Task statement → Locate all lines in the data below that hold "this" and show them.

Records shown →
######

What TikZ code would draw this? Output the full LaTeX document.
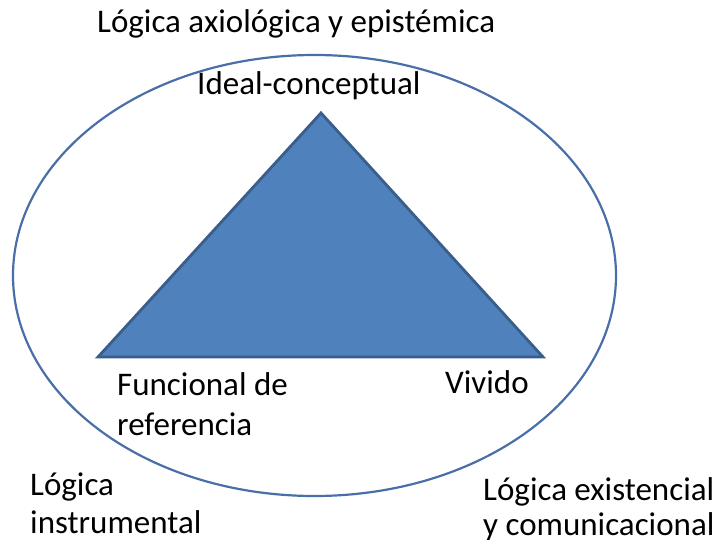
\documentclass[tikz,border=0pt]{standalone}
\usepackage{fontspec}
\setmainfont{Carlito}
\definecolor{triFill}{HTML}{4F81BD}
\definecolor{triEdge}{HTML}{3A5E8C}
\definecolor{ellEdge}{HTML}{4A6FA8}
\begin{document}
\begin{tikzpicture}[x=1pt,y=-1pt,
  lbl/.style={font=\fontsize{33}{39}\selectfont, inner sep=0pt, anchor=base west, text=black}]
\useasboundingbox (0,0) rectangle (717,540);
\coordinate (c) at (314.5,275.5);
\draw[ellEdge, line width=2.2pt] (c) ellipse [x radius=301.5pt, y radius=220.5pt];
\coordinate (apex) at (321,113);
\coordinate (bl) at (98,357);
\coordinate (br) at (543,357);
\draw[triEdge, fill=triFill, line width=2.8pt, line join=miter] (apex) -- (bl) -- (br) -- cycle;
\node[lbl] (top) at (97,33) {Lógica axiológica y epistémica};
\node[lbl] (ideal) at (197,95) {Ideal-conceptual};
\node[lbl] (func1) at (117,395) {Funcional de};
\node[lbl] (func2) at (117,435) {referencia};
\node[lbl] (viv) at (445,393) {Vivido};
\node[lbl] (li1) at (30,495) {Lógica};
\node[lbl] (li2) at (30,533) {instrumental};
\node[lbl] (le1) at (483,500) {Lógica existencial};
\node[lbl] (le2) at (483,535) {y comunicacional};
\end{tikzpicture}
\end{document}
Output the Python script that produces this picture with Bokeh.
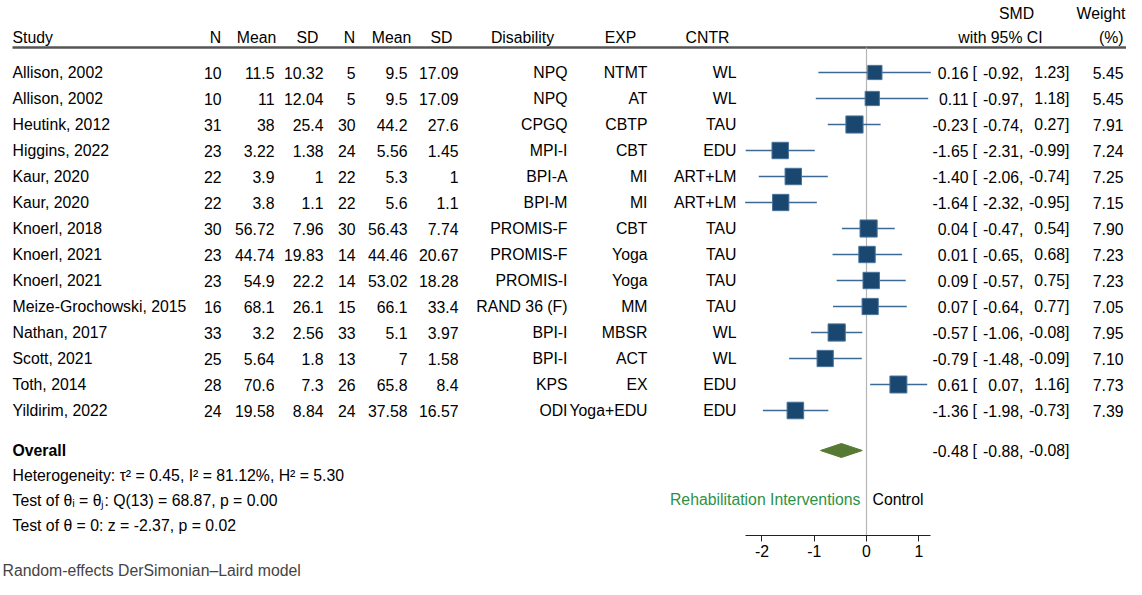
from bokeh.plotting import figure
from bokeh.models import Range1d, FixedTicker, Title, ColumnDataSource
from bokeh.core.properties import value
from bokeh.embed import file_html
from bokeh.resources import INLINE

# ---------------- data ----------------
studies = ["Allison, 2002", "Allison, 2002", "Heutink, 2012", "Higgins, 2022", "Kaur, 2020",
           "Kaur, 2020", "Knoerl, 2018", "Knoerl, 2021", "Knoerl, 2021", "Meize-Grochowski, 2015",
           "Nathan, 2017", "Scott, 2021", "Toth, 2014", "Yildirim, 2022"]
n_exp = [10, 10, 31, 23, 22, 22, 30, 23, 23, 16, 33, 25, 28, 24]
mean_exp = [11.5, 11, 38, 3.22, 3.9, 3.8, 56.72, 44.74, 54.9, 68.1, 3.2, 5.64, 70.6, 19.58]
sd_exp = [10.32, 12.04, 25.4, 1.38, 1, 1.1, 7.96, 19.83, 22.2, 26.1, 2.56, 1.8, 7.3, 8.84]
n_ctl = [5, 5, 30, 24, 22, 22, 30, 14, 14, 15, 33, 13, 26, 24]
mean_ctl = [9.5, 9.5, 44.2, 5.56, 5.3, 5.6, 56.43, 44.46, 53.02, 66.1, 5.1, 7, 65.8, 37.58]
sd_ctl = [17.09, 17.09, 27.6, 1.45, 1, 1.1, 7.74, 20.67, 18.28, 33.4, 3.97, 1.58, 8.4, 16.57]
disability = ["NPQ", "NPQ", "CPGQ", "MPI-I", "BPI-A", "BPI-M", "PROMIS-F", "PROMIS-F", "PROMIS-I",
              "RAND 36 (F)", "BPI-I", "BPI-I", "KPS", "ODI"]
exp_group = ["NTMT", "AT", "CBTP", "CBT", "MI", "MI", "CBT", "Yoga", "Yoga", "MM", "MBSR", "ACT",
             "EX", "Yoga+EDU"]
cntr_group = ["WL", "WL", "TAU", "EDU", "ART+LM", "ART+LM", "TAU", "TAU", "TAU", "TAU", "WL", "WL",
              "EDU", "EDU"]
smd = [0.16, 0.11, -0.23, -1.65, -1.40, -1.64, 0.04, 0.01, 0.09, 0.07, -0.57, -0.79, 0.61, -1.36]
ci_low = [-0.92, -0.97, -0.74, -2.31, -2.06, -2.32, -0.47, -0.65, -0.57, -0.64, -1.06, -1.48, 0.07, -1.98]
ci_high = [1.23, 1.18, 0.27, -0.99, -0.74, -0.95, 0.54, 0.68, 0.75, 0.77, -0.08, -0.09, 1.16, -0.73]
weight = [5.45, 5.45, 7.91, 7.24, 7.25, 7.15, 7.90, 7.23, 7.23, 7.05, 7.95, 7.10, 7.73, 7.39]

overall_smd = -0.48
overall_low = -0.88
overall_high = -0.08

header_cols = ["Study", "N", "Mean", "SD", "N", "Mean", "SD", "Disability", "EXP", "CNTR"]
stats_lines = ["Heterogeneity: \u03c4\u00b2 = 0.45, I\u00b2 = 81.12%, H\u00b2 = 5.30",
               "Test of \u03b8\u1d62 = \u03b8\u2c7c: Q(13) = 68.87, p = 0.00",
               "Test of \u03b8 = 0: z = -2.37, p = 0.02"]
axis_ticks = [-2, -1, 0, 1]
axis_tick_labels = ["-2", "-1", "0", "1"]
favours_left = "Rehabilitation Interventions"
favours_right = "Control"
footnote = "Random-effects DerSimonian\u2013Laird model"

# ---------------- layout helpers ----------------
W, H = 1126, 579
BELOW = 44                      # space under the frame (axis + footnote)
PX0, PXS = 866.0, 52.3          # x of SMD 0, pixels per SMD unit
ROW0, ROWH = 72.0, 26.0         # y of first study row, row height
FRAME_TOP, FRAME_BOT = 0.0, float(H - BELOW)


def xp(px):
    return (px - PX0) / PXS


def yp(py):
    return (py - ROW0) / ROWH


FONT = value("Liberation Sans")
FS = "15.8px"
BLUE = "#1a476f"
CI_BLUE = "#3d6a94"
GREEN = "#567a33"
TXT_GREEN = "#2f9146"

p = figure(width=W, height=H, output_backend="svg", toolbar_location=None,
           x_range=Range1d(xp(0), xp(W)),
           y_range=Range1d(yp(FRAME_BOT), yp(FRAME_TOP)),
           min_border_left=0, min_border_right=0, min_border_top=0,
           min_border_bottom=BELOW)
p.outline_line_color = None
p.grid.visible = False
p.yaxis.visible = False
p.background_fill_color = "white"

rows = list(range(len(studies)))
fmt = lambda v: f"{v:g}"


def col(texts, px, align, py_rows, style="normal", color="#000000"):
    src = ColumnDataSource(dict(x=[xp(px)] * len(texts), y=py_rows, t=texts))
    p.text(x="x", y="y", text="t", source=src, text_align=align, text_baseline="middle",
           text_font=FONT, text_font_size=FS, text_color=color, text_font_style=style)


# header
hy = yp(37)
col(["Study"], 12, "left", [hy])
for name, cx in zip(header_cols[1:], [215, 256, 307, 349, 391, 441, 522, 620, 707]):
    col([name], cx, "center", [hy])
col(["with 95% CI"], 1000, "center", [hy])
col(["SMD"], 1016, "center", [yp(13)])
col(["(%)"], 1123, "right", [hy])
col(["Weight"], 1125, "right", [yp(13)])
p.segment(x0=[xp(12)], y0=[yp(47)], x1=[xp(1131)], y1=[yp(47)], line_color="#555555", line_width=2.5)

# zero line
p.segment(x0=[0], y0=[yp(47)], x1=[0], y1=[yp(FRAME_BOT)], line_color="#b5b5b5", line_width=1.2)

# table columns
col(studies, 12, "left", rows)
col([str(v) for v in n_exp], 221, "right", rows)
col([fmt(v) for v in mean_exp], 274, "right", rows)
col([fmt(v) for v in sd_exp], 323, "right", rows)
col([str(v) for v in n_ctl], 355, "right", rows)
col([fmt(v) for v in mean_ctl], 407, "right", rows)
col([fmt(v) for v in sd_ctl], 458, "right", rows)
col(disability, 567, "right", rows)
col(exp_group, 647, "right", rows)
col(cntr_group, 736, "right", rows)

# estimates text
oy = yp(450)
all_rows = rows + [oy]
col([f"{v:.2f}" for v in smd + [overall_smd]], 968, "right", all_rows)
col(["["] * len(all_rows), 972, "left", all_rows)
col([f"{v:.2f}," for v in ci_low + [overall_low]], 1023, "right", all_rows)
col([f"{v:.2f}]" for v in ci_high + [overall_high]], 1069, "right", all_rows)
col([f"{v:.2f}" for v in weight], 1123, "right", rows)

# forest markers
src = ColumnDataSource(dict(y=rows, est=smd, lo=ci_low, hi=ci_high,
                            size=[6.1 * (w ** 0.5) for w in weight]))
p.segment(x0="lo", y0="y", x1="hi", y1="y", source=src, line_color=CI_BLUE, line_width=1.5)
p.scatter(x="est", y="y", size="size", marker="square", source=src,
          fill_color=BLUE, line_color="#4a739a", line_width=1)

# overall diamond
dh = 7.0 / ROWH
p.patch(x=[overall_low, overall_smd, overall_high, overall_smd],
        y=[oy, oy - dh, oy, oy + dh], fill_color=GREEN, line_color=GREEN, line_width=1)

# overall & stats text
col(["Overall"], 12, "left", [oy], style="bold")
col(stats_lines, 12, "left", [yp(475), yp(500), yp(525)])

# favours labels
col([favours_left], 860, "right", [yp(499)], color=TXT_GREEN)
col([favours_right], 872, "left", [yp(499)])

# axis
ax = p.xaxis[0]
ax.ticker = FixedTicker(ticks=axis_ticks)
ax.major_label_overrides = {t: s for t, s in zip(axis_ticks, axis_tick_labels)}
ax.bounds = (xp(745), xp(930))
ax.axis_line_color = "#222222"
ax.major_tick_line_color = "#222222"
ax.minor_tick_line_color = None
ax.major_tick_in = 0
ax.major_tick_out = 6
ax.major_label_standoff = 3
ax.major_label_text_font = "Liberation Sans"
ax.major_label_text_font_size = FS
ax.major_label_text_color = "#000000"

t = Title(text=footnote, align="left", text_font="Liberation Sans", text_font_size=FS,
          text_font_style="normal", standoff=0, offset=2)
p.add_layout(t, "below")

open("out.html", "w").write(file_html(p, INLINE))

######

Worked solution →
What TikZ code would draw this? Output the full LaTeX document.
Output the Python script that produces this picture with Bokeh.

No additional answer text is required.